Brief:
Reproduce the full listing below unchanged, apart from the pictures.

Recorded information:
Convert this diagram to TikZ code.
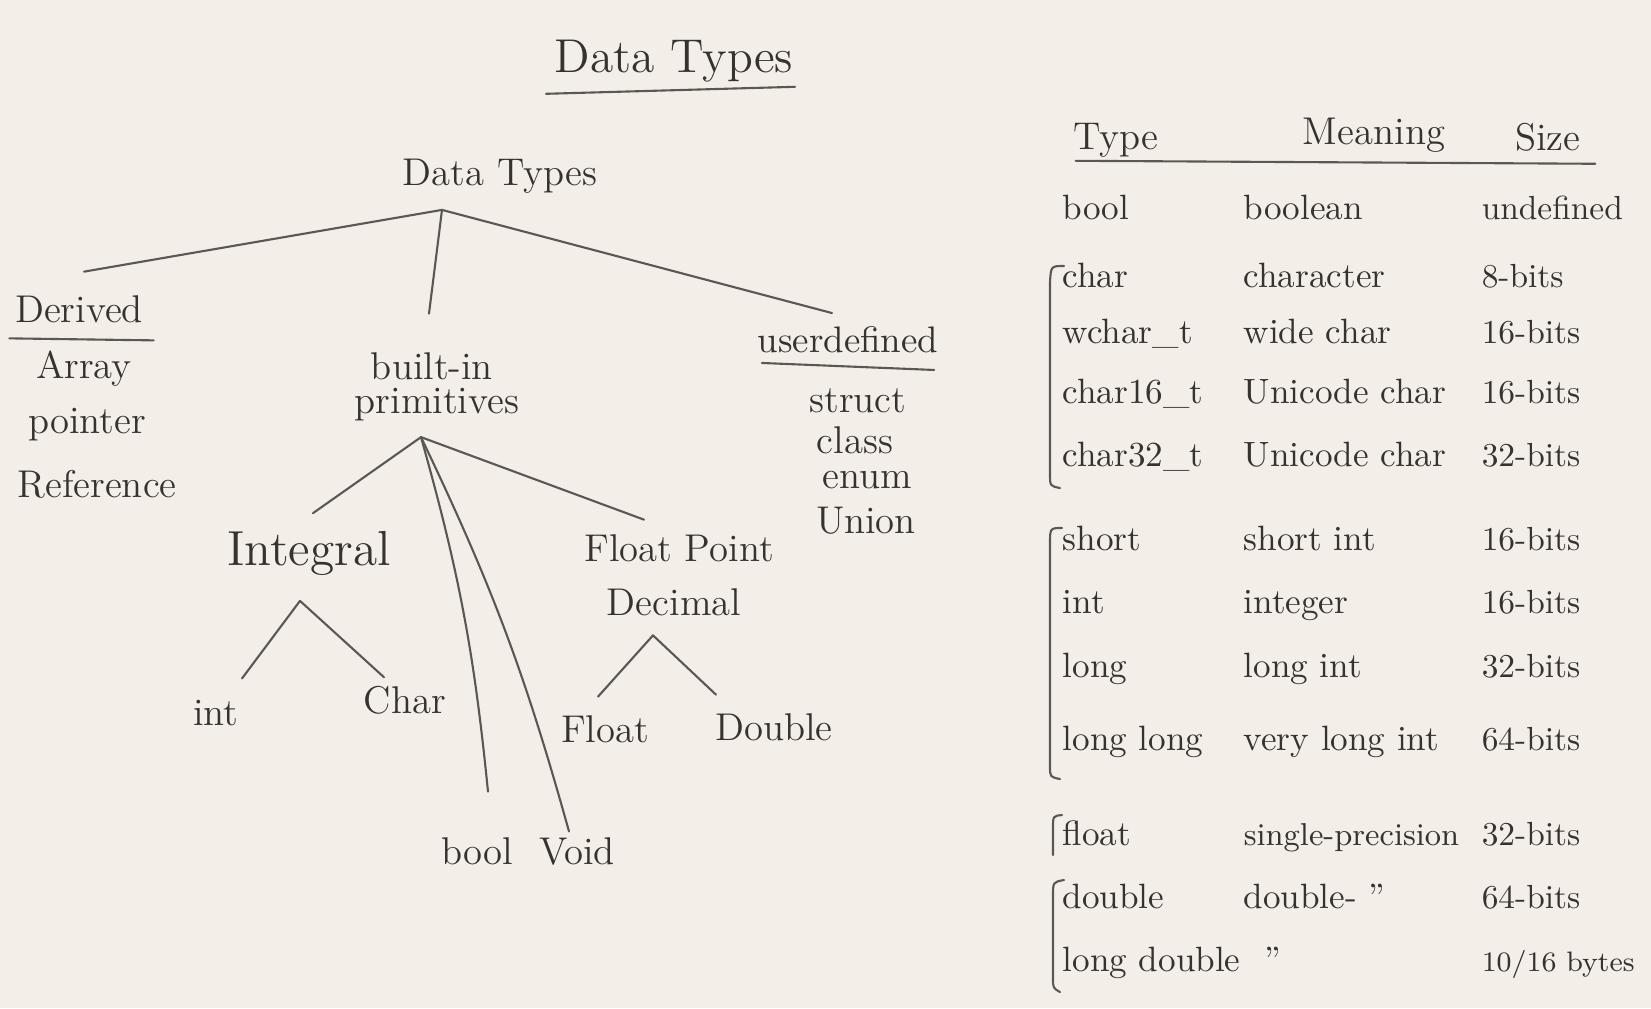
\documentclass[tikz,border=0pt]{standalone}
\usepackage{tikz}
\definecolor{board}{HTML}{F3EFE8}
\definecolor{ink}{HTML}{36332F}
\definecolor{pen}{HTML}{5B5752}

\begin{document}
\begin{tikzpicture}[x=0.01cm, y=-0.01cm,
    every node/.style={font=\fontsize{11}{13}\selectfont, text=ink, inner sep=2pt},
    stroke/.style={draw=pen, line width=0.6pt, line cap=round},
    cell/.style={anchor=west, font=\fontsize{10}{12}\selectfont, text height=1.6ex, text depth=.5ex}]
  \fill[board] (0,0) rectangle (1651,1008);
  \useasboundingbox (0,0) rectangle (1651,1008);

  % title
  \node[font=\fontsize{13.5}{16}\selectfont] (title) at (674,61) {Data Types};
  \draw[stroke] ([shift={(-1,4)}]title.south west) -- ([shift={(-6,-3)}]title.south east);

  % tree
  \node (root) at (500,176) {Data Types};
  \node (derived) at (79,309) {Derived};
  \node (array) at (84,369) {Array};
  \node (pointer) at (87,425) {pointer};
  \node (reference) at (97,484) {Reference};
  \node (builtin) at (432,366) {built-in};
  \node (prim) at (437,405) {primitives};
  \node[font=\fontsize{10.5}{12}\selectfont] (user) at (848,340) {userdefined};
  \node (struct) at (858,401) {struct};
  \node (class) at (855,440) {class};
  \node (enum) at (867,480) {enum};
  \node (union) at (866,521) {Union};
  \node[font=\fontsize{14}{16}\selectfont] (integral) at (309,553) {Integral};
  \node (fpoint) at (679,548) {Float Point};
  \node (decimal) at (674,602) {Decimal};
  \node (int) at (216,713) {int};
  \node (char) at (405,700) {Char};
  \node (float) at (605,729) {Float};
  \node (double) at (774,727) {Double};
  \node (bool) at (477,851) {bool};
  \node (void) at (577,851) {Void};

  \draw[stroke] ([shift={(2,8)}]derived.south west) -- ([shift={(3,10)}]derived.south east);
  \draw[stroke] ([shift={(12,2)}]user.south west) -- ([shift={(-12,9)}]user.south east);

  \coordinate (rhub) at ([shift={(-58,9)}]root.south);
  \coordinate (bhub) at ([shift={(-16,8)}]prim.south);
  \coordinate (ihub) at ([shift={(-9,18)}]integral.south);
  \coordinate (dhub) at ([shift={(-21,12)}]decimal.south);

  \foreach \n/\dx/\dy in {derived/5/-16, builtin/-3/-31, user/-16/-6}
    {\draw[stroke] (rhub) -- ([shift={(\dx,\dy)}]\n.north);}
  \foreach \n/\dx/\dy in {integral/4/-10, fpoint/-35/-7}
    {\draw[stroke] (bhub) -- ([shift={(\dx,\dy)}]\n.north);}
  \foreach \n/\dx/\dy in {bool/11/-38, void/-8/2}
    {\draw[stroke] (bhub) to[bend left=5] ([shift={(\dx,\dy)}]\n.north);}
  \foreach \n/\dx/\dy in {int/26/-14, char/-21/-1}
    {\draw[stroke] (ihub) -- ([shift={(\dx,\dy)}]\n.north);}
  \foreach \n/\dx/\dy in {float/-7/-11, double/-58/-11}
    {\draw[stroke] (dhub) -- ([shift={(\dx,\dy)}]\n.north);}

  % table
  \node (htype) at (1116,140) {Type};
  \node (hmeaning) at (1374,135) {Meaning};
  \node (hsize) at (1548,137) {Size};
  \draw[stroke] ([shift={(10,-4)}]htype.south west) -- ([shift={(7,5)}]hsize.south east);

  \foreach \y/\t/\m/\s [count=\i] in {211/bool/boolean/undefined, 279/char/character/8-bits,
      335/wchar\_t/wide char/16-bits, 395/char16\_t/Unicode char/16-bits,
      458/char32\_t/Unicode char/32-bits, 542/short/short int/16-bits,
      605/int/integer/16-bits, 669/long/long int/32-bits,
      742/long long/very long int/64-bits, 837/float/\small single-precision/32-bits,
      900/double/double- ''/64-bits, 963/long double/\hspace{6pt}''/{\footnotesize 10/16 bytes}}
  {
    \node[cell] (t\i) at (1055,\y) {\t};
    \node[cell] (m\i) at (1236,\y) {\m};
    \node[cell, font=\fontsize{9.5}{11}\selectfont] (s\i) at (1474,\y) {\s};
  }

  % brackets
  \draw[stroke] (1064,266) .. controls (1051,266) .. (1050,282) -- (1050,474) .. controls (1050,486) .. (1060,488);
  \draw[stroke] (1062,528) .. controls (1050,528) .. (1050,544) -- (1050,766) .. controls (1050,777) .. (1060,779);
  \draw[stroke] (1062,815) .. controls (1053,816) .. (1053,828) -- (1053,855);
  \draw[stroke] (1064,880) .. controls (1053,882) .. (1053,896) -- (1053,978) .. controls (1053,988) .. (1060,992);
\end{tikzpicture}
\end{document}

Solution to this task:
Convert this diagram to TikZ code.
\documentclass[tikz,border=0pt]{standalone}
\usepackage{tikz}
\definecolor{board}{HTML}{F3EFE8}
\definecolor{ink}{HTML}{36332F}
\definecolor{pen}{HTML}{5B5752}

\begin{document}
\begin{tikzpicture}[x=0.01cm, y=-0.01cm,
    every node/.style={font=\fontsize{11}{13}\selectfont, text=ink, inner sep=2pt},
    stroke/.style={draw=pen, line width=0.6pt, line cap=round},
    cell/.style={anchor=west, font=\fontsize{10}{12}\selectfont, text height=1.6ex, text depth=.5ex}]
  \fill[board] (0,0) rectangle (1651,1008);
  \useasboundingbox (0,0) rectangle (1651,1008);

  % title
  \node[font=\fontsize{13.5}{16}\selectfont] (title) at (674,61) {Data Types};
  \draw[stroke] ([shift={(-1,4)}]title.south west) -- ([shift={(-6,-3)}]title.south east);

  % tree
  \node (root) at (500,176) {Data Types};
  \node (derived) at (79,309) {Derived};
  \node (array) at (84,369) {Array};
  \node (pointer) at (87,425) {pointer};
  \node (reference) at (97,484) {Reference};
  \node (builtin) at (432,366) {built-in};
  \node (prim) at (437,405) {primitives};
  \node[font=\fontsize{10.5}{12}\selectfont] (user) at (848,340) {userdefined};
  \node (struct) at (858,401) {struct};
  \node (class) at (855,440) {class};
  \node (enum) at (867,480) {enum};
  \node (union) at (866,521) {Union};
  \node[font=\fontsize{14}{16}\selectfont] (integral) at (309,553) {Integral};
  \node (fpoint) at (679,548) {Float Point};
  \node (decimal) at (674,602) {Decimal};
  \node (int) at (216,713) {int};
  \node (char) at (405,700) {Char};
  \node (float) at (605,729) {Float};
  \node (double) at (774,727) {Double};
  \node (bool) at (477,851) {bool};
  \node (void) at (577,851) {Void};

  \draw[stroke] ([shift={(2,8)}]derived.south west) -- ([shift={(3,10)}]derived.south east);
  \draw[stroke] ([shift={(12,2)}]user.south west) -- ([shift={(-12,9)}]user.south east);

  \coordinate (rhub) at ([shift={(-58,9)}]root.south);
  \coordinate (bhub) at ([shift={(-16,8)}]prim.south);
  \coordinate (ihub) at ([shift={(-9,18)}]integral.south);
  \coordinate (dhub) at ([shift={(-21,12)}]decimal.south);

  \foreach \n/\dx/\dy in {derived/5/-16, builtin/-3/-31, user/-16/-6}
    {\draw[stroke] (rhub) -- ([shift={(\dx,\dy)}]\n.north);}
  \foreach \n/\dx/\dy in {integral/4/-10, fpoint/-35/-7}
    {\draw[stroke] (bhub) -- ([shift={(\dx,\dy)}]\n.north);}
  \foreach \n/\dx/\dy in {bool/11/-38, void/-8/2}
    {\draw[stroke] (bhub) to[bend left=5] ([shift={(\dx,\dy)}]\n.north);}
  \foreach \n/\dx/\dy in {int/26/-14, char/-21/-1}
    {\draw[stroke] (ihub) -- ([shift={(\dx,\dy)}]\n.north);}
  \foreach \n/\dx/\dy in {float/-7/-11, double/-58/-11}
    {\draw[stroke] (dhub) -- ([shift={(\dx,\dy)}]\n.north);}

  % table
  \node (htype) at (1116,140) {Type};
  \node (hmeaning) at (1374,135) {Meaning};
  \node (hsize) at (1548,137) {Size};
  \draw[stroke] ([shift={(10,-4)}]htype.south west) -- ([shift={(7,5)}]hsize.south east);

  \foreach \y/\t/\m/\s [count=\i] in {211/bool/boolean/undefined, 279/char/character/8-bits,
      335/wchar\_t/wide char/16-bits, 395/char16\_t/Unicode char/16-bits,
      458/char32\_t/Unicode char/32-bits, 542/short/short int/16-bits,
      605/int/integer/16-bits, 669/long/long int/32-bits,
      742/long long/very long int/64-bits, 837/float/\small single-precision/32-bits,
      900/double/double- ''/64-bits, 963/long double/\hspace{6pt}''/{\footnotesize 10/16 bytes}}
  {
    \node[cell] (t\i) at (1055,\y) {\t};
    \node[cell] (m\i) at (1236,\y) {\m};
    \node[cell, font=\fontsize{9.5}{11}\selectfont] (s\i) at (1474,\y) {\s};
  }

  % brackets
  \draw[stroke] (1064,266) .. controls (1051,266) .. (1050,282) -- (1050,474) .. controls (1050,486) .. (1060,488);
  \draw[stroke] (1062,528) .. controls (1050,528) .. (1050,544) -- (1050,766) .. controls (1050,777) .. (1060,779);
  \draw[stroke] (1062,815) .. controls (1053,816) .. (1053,828) -- (1053,855);
  \draw[stroke] (1064,880) .. controls (1053,882) .. (1053,896) -- (1053,978) .. controls (1053,988) .. (1060,992);
\end{tikzpicture}
\end{document}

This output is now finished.